There were children from Coniston C of E Primary School singing, and reading poetry. There were also children from the John Ruskin School, Coniston performing on brass instruments. They had a day of Ruskin Celebration and church was one part of it.
Rather than be buried in Westminster Abbey John Ruskin chose St Andrew’s Church, Coniston. He lived beside Lake Coniston.
After the service, some of the congregation gathered round the wonderful Ruskin Cross for a prayer and to lay some flowers.
A lot of his ideas are still very relevant today. Speaking at the service, a lady from the Ruskin Museum in Coniston traced back some of the twentieth centuries great achievements to Ruskin’s social reforming ideas: the founding of universal education, the minimum wage, the NHS and welfare state. As an art critic and painter he taught many people how to see and appreciate nature and art.
“The highest reward for a person’s toil is not what they get for it, but what they become by it.” John Ruskin.
We found this house after driving along a very narrow lane. We needed a ticket from a National Trust hut which allowed us to enter at 2:25pm, and get in out of the rain.
Inside was a blazing fire in a stove that has been pictured in some books by the person who lived here.
Most of the house was kept fairly dark to help preserve the fabric and pictures. There were a lot of pictures, many by this person’s brother and father, and even a hat and some clothes belonging to the person who lived here.
In the kitchen was a basket of vegetables picked from the garden that is also shown in books by the person who lived here.
That person wrote and illustrated this letter to a young friend. It was the start of what this person is most famous for. But they also kept prize winning sheep, and helped set up the early National Trust.
We visit Ulverston about twice a year and have done for the last 30 years to visit my wife’s parents and other family.
The China shop had a 75% off sale today as the owner is retiring at the end of 2014. Somebody said “It is a shame to loose shops like this.”

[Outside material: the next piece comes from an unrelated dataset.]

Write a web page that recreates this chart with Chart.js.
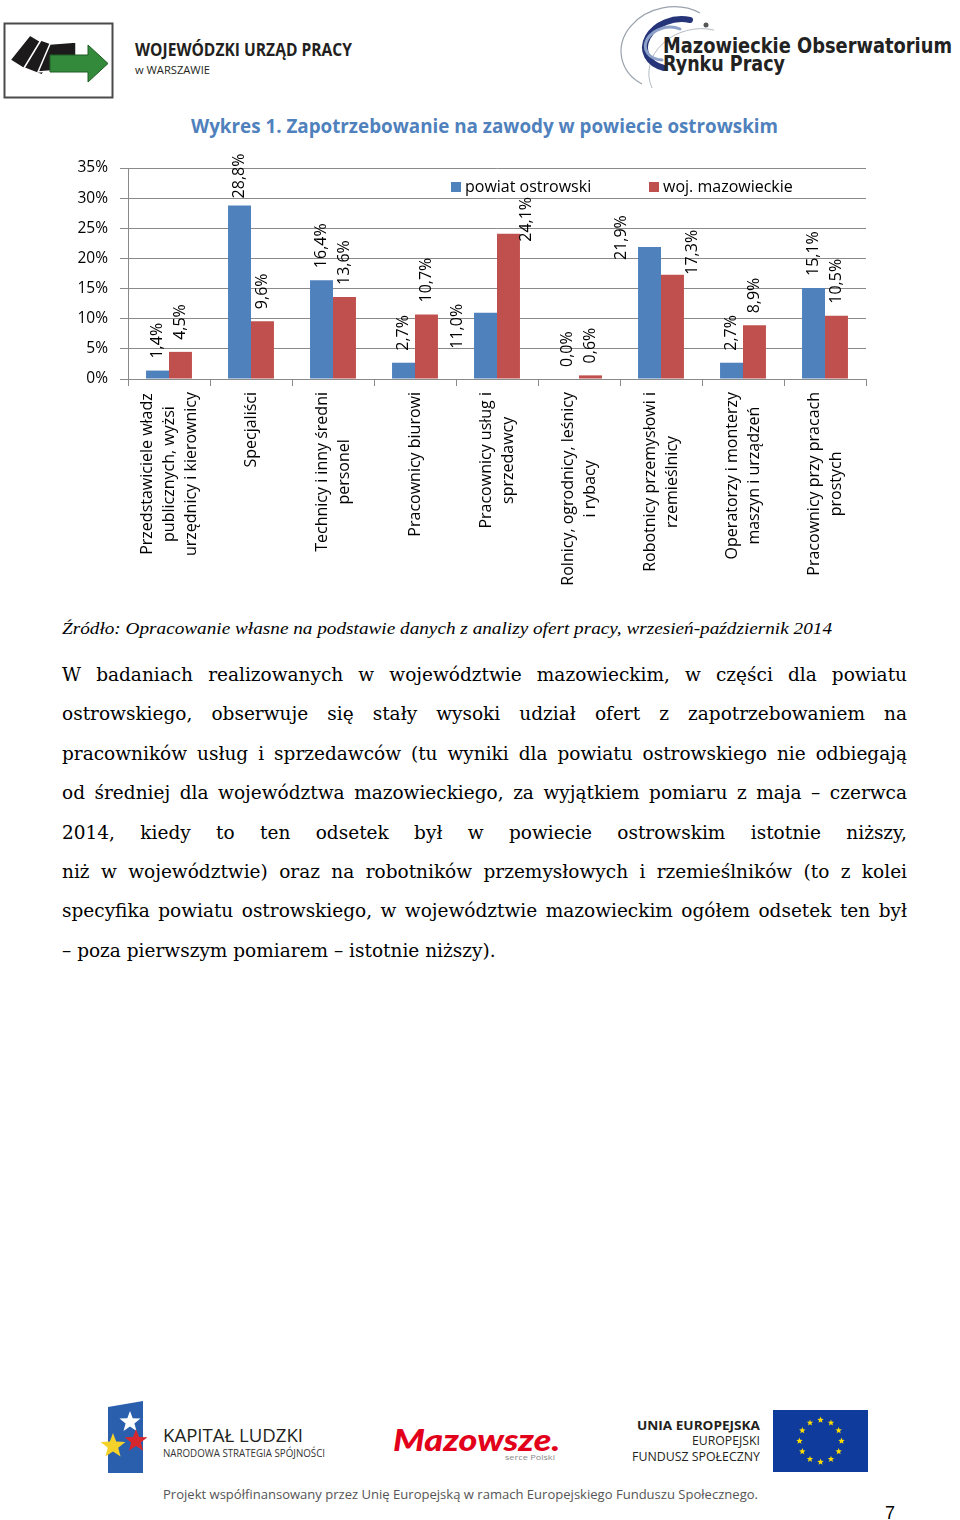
<!DOCTYPE html>
<html lang="pl">
<head>
<meta charset="utf-8">
<title>Wykres 1. Zapotrzebowanie na zawody w powiecie ostrowskim</title>
<script src="https://cdn.jsdelivr.net/npm/chart.js@4.4.1/dist/chart.umd.min.js"></script>
<style>
  html, body { margin: 0; padding: 0; background: #fff; }
  #page { position: relative; width: 960px; height: 1520px; overflow: hidden; }
  #deco { position: absolute; left: 0; top: 0; }
  #chartBox { position: absolute; left: 0; top: 140px; width: 960px; height: 470px; }
  #para { position: absolute; left: 62px; top: 655px; width: 845px;
          font-family: "DejaVu Serif", serif; font-size: 18.5px; line-height: 39.4px; color: #000; }
  #para div { white-space: nowrap; }
  #para div.j { text-align: justify; text-align-last: justify; white-space: normal; }
</style>
</head>
<body>
<div id="page">
  <svg id="deco" width="960" height="1520" xmlns="http://www.w3.org/2000/svg">
    <!-- naglowek: WUP -->
    <rect x="4.5" y="23.5" width="108" height="74" fill="#fff" stroke="#4a4a4a" stroke-width="2"/>
    <g fill="#1c1a1a" stroke="#fff" stroke-width="1.5">
      <polygon points="10,60 30,35 45,44 26,70"/>
      <polygon points="24,68 41,40 58,46 42,75"/>
      <polygon points="38,72 50,44 76,42 76,69"/>
    </g>
    <polygon points="50,55 88,55 88,45 108,63.5 88,82 88,72 50,72" fill="#338a3b" stroke="#1f5c24" stroke-width="1"/>
    <text x="135" y="56" font-family="Open Sans" font-weight="700" font-size="17" fill="#231f20" textLength="217" lengthAdjust="spacingAndGlyphs">WOJEWÓDZKI URZĄD PRACY</text>
    <text x="135" y="74" font-family="Open Sans" font-size="11" fill="#231f20" textLength="75" lengthAdjust="spacingAndGlyphs">w WARSZAWIE</text>

    <!-- naglowek: Obserwatorium -->
    <path d="M 700 13 A 46 38 -10 0 0 642 84" fill="none" stroke="#9aa3ad" stroke-width="1.2"/>
    <path d="M 714 30 A 50 42 -10 0 0 652 88" fill="none" stroke="#b5bcc4" stroke-width="1"/>
    <path d="M 690 20 A 32 24 -15 1 0 664 68" fill="none" stroke="#26357a" stroke-width="6" stroke-linecap="round"/>
    <path d="M 680 29 A 22 16 -15 1 0 662 60" fill="none" stroke="#8ea2c9" stroke-width="3" stroke-linecap="round"/>
    <circle cx="706" cy="25" r="2.5" fill="#555"/>
    <text x="663" y="53" font-family="DejaVu Sans" font-weight="700" font-size="21" fill="#222" textLength="289" lengthAdjust="spacingAndGlyphs">Mazowieckie Obserwatorium</text>
    <text x="663" y="71" font-family="DejaVu Sans" font-weight="700" font-size="21" fill="#222" textLength="122" lengthAdjust="spacingAndGlyphs">Rynku Pracy</text>

    <!-- tytul -->
    <text x="191" y="133" font-family="Open Sans" font-weight="700" font-size="20" fill="#4f81bd" textLength="587" lengthAdjust="spacingAndGlyphs">Wykres 1. Zapotrzebowanie na zawody w powiecie ostrowskim</text>

    <!-- zrodlo -->
    <text x="62" y="634" font-family="Liberation Serif" font-style="italic" font-size="17.5" fill="#000" textLength="770" lengthAdjust="spacingAndGlyphs">Źródło: Opracowanie własne na podstawie danych z analizy ofert pracy, wrzesień-październik 2014</text>

    <!-- stopka -->
    <polygon points="108,1407 143,1401 143,1473 108,1473" fill="#2a5fae"/>
    <g id="stars"></g>
    <text x="163" y="1442" font-family="Open Sans" font-size="19" fill="#231f20" textLength="140" lengthAdjust="spacingAndGlyphs">KAPITAŁ LUDZKI</text>
    <text x="163" y="1457" font-family="Open Sans" font-size="10" fill="#333" textLength="162" lengthAdjust="spacingAndGlyphs">NARODOWA STRATEGIA SPÓJNOŚCI</text>
    <text x="393" y="1451" font-family="Lato" font-weight="900" font-style="italic" font-size="30" fill="#e2001a" textLength="167" lengthAdjust="spacingAndGlyphs">Mazowsze.</text>
    <text x="505" y="1460" font-family="Open Sans" font-size="8" fill="#888" textLength="50" lengthAdjust="spacingAndGlyphs">serce Polski</text>
    <text x="637" y="1430" font-family="Open Sans" font-weight="700" font-size="13" fill="#231f20" textLength="123" lengthAdjust="spacingAndGlyphs">UNIA EUROPEJSKA</text>
    <text x="692" y="1445" font-family="Open Sans" font-size="12" fill="#231f20" textLength="68" lengthAdjust="spacingAndGlyphs">EUROPEJSKI</text>
    <text x="632" y="1461" font-family="Open Sans" font-size="12" fill="#231f20" textLength="128" lengthAdjust="spacingAndGlyphs">FUNDUSZ SPOŁECZNY</text>
    <rect x="773" y="1410" width="95" height="62" fill="#0f3c9c"/>
    <g id="euStars" fill="#ffdd00"></g>
    <text x="163" y="1499" font-family="Open Sans" font-size="13" fill="#555" textLength="595" lengthAdjust="spacingAndGlyphs">Projekt współfinansowany  przez Unię Europejską  w ramach Europejskiego Funduszu Społecznego.</text>
    <text x="885" y="1519" font-family="Liberation Sans" font-size="18" fill="#000">7</text>
  </svg>

  <div id="chartBox"><canvas id="chart" width="960" height="470"></canvas></div>

  <div id="para">
    <div class="j">W badaniach realizowanych w województwie mazowieckim, w części dla powiatu</div>
    <div class="j">ostrowskiego, obserwuje się stały wysoki udział ofert z zapotrzebowaniem na</div>
    <div class="j">pracowników usług i sprzedawców (tu wyniki dla powiatu ostrowskiego nie odbiegają</div>
    <div class="j">od średniej dla województwa mazowieckiego, za wyjątkiem pomiaru z maja – czerwca</div>
    <div class="j">2014, kiedy to ten odsetek był w powiecie ostrowskim istotnie niższy,</div>
    <div class="j">niż w województwie) oraz na robotników przemysłowych i rzemieślników (to z kolei</div>
    <div class="j">specyfika powiatu ostrowskiego, w województwie mazowieckim ogółem odsetek ten był</div>
    <div>– poza pierwszym pomiarem – istotnie niższy).</div>
  </div>
</div>

<script>
// dane wykresu
const categories = [
  ["Przedstawiciele władz", "publicznych, wyżsi", "urzędnicy i kierownicy"],
  ["Specjaliści"],
  ["Technicy i inny średni", "personel"],
  ["Pracownicy biurowi"],
  ["Pracownicy usług i", "sprzedawcy"],
  ["Rolnicy, ogrodnicy, leśnicy", "i rybacy"],
  ["Robotnicy przemysłowi i", "rzemieślnicy"],
  ["Operatorzy i monterzy", "maszyn i urządzeń"],
  ["Pracownicy przy pracach", "prostych"],
];
const seriesNames = ["powiat ostrowski", "woj. mazowieckie"];
const powiatValues = [1.4, 28.8, 16.4, 2.7, 11.0, 0.0, 21.9, 2.7, 15.1];
const mazowieckieValues = [4.5, 9.6, 13.6, 10.7, 24.1, 0.6, 17.3, 8.9, 10.5];
const yMin = 0;
const yMax = 35;
const yStep = 5;

const seriesColors = ["#4f81bd", "#c0504d"];
const axisGray = "#8a8a8a";
const fontFamily = "'Open Sans', sans-serif";

// gwiazdki w logotypach
function starPoints(cx, cy, r) {
  const pts = [];
  for (let k = 0; k < 10; k++) {
    const a = -Math.PI / 2 + k * Math.PI / 5;
    const rr = k % 2 === 0 ? r : r * 0.42;
    pts.push((cx + rr * Math.cos(a)).toFixed(1) + "," + (cy + rr * Math.sin(a)).toFixed(1));
  }
  return pts.join(" ");
}
const ns = "http://www.w3.org/2000/svg";
const eu = document.getElementById("euStars");
for (let k = 0; k < 12; k++) {
  const a = k * Math.PI / 6;
  const p = document.createElementNS(ns, "polygon");
  p.setAttribute("points", starPoints(820.5 + 21 * Math.cos(a), 1441 + 21 * Math.sin(a), 3.4));
  eu.appendChild(p);
}
const kl = document.getElementById("stars");
[[130, 1422, 11, "#ffffff"], [136, 1441, 12, "#d7272e"], [113, 1446, 13, "#f5d22a"]].forEach(function (s) {
  const p = document.createElementNS(ns, "polygon");
  p.setAttribute("points", starPoints(s[0], s[1], s[2]));
  p.setAttribute("fill", s[3]);
  kl.appendChild(p);
});

function fmt(v) {
  return v.toFixed(1).replace(".", ",") + "%";
}

// etykiety wartosci nad slupkami (obrocone)
const valueLabels = {
  id: "valueLabels",
  afterDatasetsDraw(chart, args, opts) {
    const ctx = chart.ctx;
    ctx.save();
    ctx.font = "16px " + fontFamily;
    ctx.fillStyle = "#000";
    ctx.textAlign = "left";
    ctx.textBaseline = "middle";
    chart.data.datasets.forEach(function (ds, di) {
      chart.getDatasetMeta(di).data.forEach(function (bar, i) {
        const nudge = opts.nudge[di + "-" + i] || [0, 0];
        ctx.save();
        ctx.translate(bar.x + nudge[0], bar.y - 12 + nudge[1]);
        ctx.rotate(-Math.PI / 2);
        ctx.fillText(fmt(ds.data[i]), 0, 0);
        ctx.restore();
      });
    });
    ctx.restore();
  },
};

// podpisy kategorii (pionowe, wielowierszowe, wysrodkowane)
const categoryLabels = {
  id: "categoryLabels",
  afterDraw(chart) {
    const ctx = chart.ctx;
    const xs = chart.scales.x;
    const top = chart.chartArea.bottom + 13;
    ctx.save();
    ctx.font = "16px " + fontFamily;
    ctx.fillStyle = "#000";
    ctx.textAlign = "center";
    ctx.textBaseline = "middle";
    categories.forEach(function (lines, i) {
      const cx = xs.getPixelForValue(i);
      const maxW = Math.max.apply(null, lines.map(function (l) { return ctx.measureText(l).width; }));
      const cy = top + maxW / 2;
      lines.forEach(function (line, j) {
        ctx.save();
        ctx.translate(cx + (j - (lines.length - 1) / 2) * 22, cy);
        ctx.rotate(-Math.PI / 2);
        ctx.fillText(line, 0, 0);
        ctx.restore();
      });
    });
    ctx.restore();
  },
};

// legenda wewnatrz obszaru wykresu
const innerLegend = {
  id: "innerLegend",
  afterDraw(chart) {
    const ctx = chart.ctx;
    const a = chart.chartArea;
    const offs = [323, 521];
    ctx.save();
    ctx.font = "16px " + fontFamily;
    ctx.textBaseline = "middle";
    ctx.textAlign = "left";
    chart.data.datasets.forEach(function (ds, di) {
      const x = a.left + offs[di];
      const y = a.top + 14;
      ctx.fillStyle = ds.backgroundColor;
      ctx.fillRect(x, y, 10, 10);
      ctx.fillStyle = "#000";
      ctx.fillText(ds.label, x + 14, y + 5);
    });
    ctx.restore();
  },
};

const ctx = document.getElementById("chart").getContext("2d");
new Chart(ctx, {
  type: "bar",
  data: {
    labels: categories,
    datasets: [
      {
        label: seriesNames[0],
        data: powiatValues,
        backgroundColor: seriesColors[0],
      },
      {
        label: seriesNames[1],
        data: mazowieckieValues,
        backgroundColor: seriesColors[1],
      },
    ],
  },
  options: {
    responsive: false,
    animation: false,
    layout: { padding: { top: 28, right: 94, bottom: 0, left: 0 } },
    datasets: {
      bar: { categoryPercentage: 0.56, barPercentage: 1.0 },
    },
    plugins: {
      legend: { display: false },
      tooltip: { enabled: false },
      valueLabels: {
        nudge: { "0-1": [0, 5], "0-4": [-28, 48], "1-4": [18, 20], "0-6": [-28, 25], "1-6": [20, 12] },
      },
    },
    scales: {
      x: {
        afterFit: function (scale) { scale.height = 231; },
        grid: {
          offset: true,
          drawOnChartArea: false,
          color: axisGray,
          tickLength: 7,
        },
        border: { color: axisGray },
        ticks: { display: false },
      },
      y: {
        min: yMin,
        max: yMax,
        afterFit: function (scale) { scale.width = 128; },
        ticks: {
          stepSize: yStep,
          padding: 12,
          color: "#000",
          font: { family: fontFamily, size: 15.5 },
          callback: function (v) { return v + "%"; },
        },
        grid: { color: axisGray, tickLength: 8 },
        border: { color: axisGray },
      },
    },
  },
  plugins: [valueLabels, categoryLabels, innerLegend],
});
</script>
</body>
</html>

Ulverston is not immune to closed shops: the old Stead and Simpson shoe shop has been vacant for years, and currently has a nativity scene in the window. But Ulverston still has a large number of interesting independent shops.
Ulverston still has a fruit and veg shop.
and a butcher with cooked meat and pies one side and fresh meat the other. There is also a permanent butcher and fruit and veg stall in the Market Hall.
The best fish and chips in town come from the Chippy Bank.
The equivalent of the Pound Shop is full of mostly useful things. We were asked to get toilet paper, and Yorkshire Tea from there, and I got some gloves – having lost mine.
This afternoon we visited Walney Island – a long island separated by a channel from Barrow in Furness.
The sun was going down as we stopped next to the Round House, on Biggar Bank. Distant windmills looked like tropical palm trees in the sunset light.
There were still many dog walkers about.
Small waves lapped the pebbled shore, as the sea and sky grew dark. The air was cold, and frost formed on the windscreen when we got back to the car.
This morning we walked up to Birkrigg to the limestone common that rises up above the town. At the stone circle somebody had performed some sort of ceremony and left crystals, flowers, and ashes near one of the stones.
We then descended by farm tracks to Morcambe Bay by way of Bardsea.
At the Holy Trinity Church my wife’s Grandmother, formerly of Hull, is buried, aged 100 years. That funeral was 22 years ago. We remembered how hot it had been that early April and how Cindy who was then new to the family had been very emotional. We said goodbye to Cindy at the Crematorium in Warrington just 2 months ago.
Then we had an ice cream by the shore having peeped in at the Restaurant where we had our wedding reception almost 30 years ago. The same priest still serves at the catholic church in Ulverston, although he is now a canon. He won’t remember us as he offers us a basket with small chocolate eggs after the Easter Day service like so many times before. We may also go to the 6am service on Birkrigg but have said that many times before and not done it yet.
About 60 members of the Churches Together in Ulverston met at the Market Cross on Good Friday at 10:30 for a short service.
They were led by a band in singing the three hymns:
- There is a Green Hill Far Away
- Were you there when they crucified my Lord
- There is a Redeemer It was a lovely summer morning.
Only about half the shops were open.
After the service we went for a walk up Gill Bank, and then through some woodland, and out towards Hode.
This Elizebethan Manor House in Ulverston, Cumbria was the home of Judge and Margaret Fell. Here George Fox found a place to rest and be among friends in the years around 1650 when the Quaker founder was often the subject of persecution
We often visit, and look round the old house – just half a mile from the house of my parent’s in law. Swarthmoor Hall has been furnished with artifacts from George Fox’s time. But it is more than a living musuem. The long barn alongside has been rebuilt as a place of study and retreat where people can come, like George Fox, to find peace among friends.
The Hoad Monument was made in the style of an Eddystone Lighthouse, and restored thanks to a National Lottery grant last year.
Judith and me climbed up to see Hoad today – Easter Sunday.
It is the first time in 28 years of going to Ulverston that I have ever climbed right to the top. We were the last visitors of the day.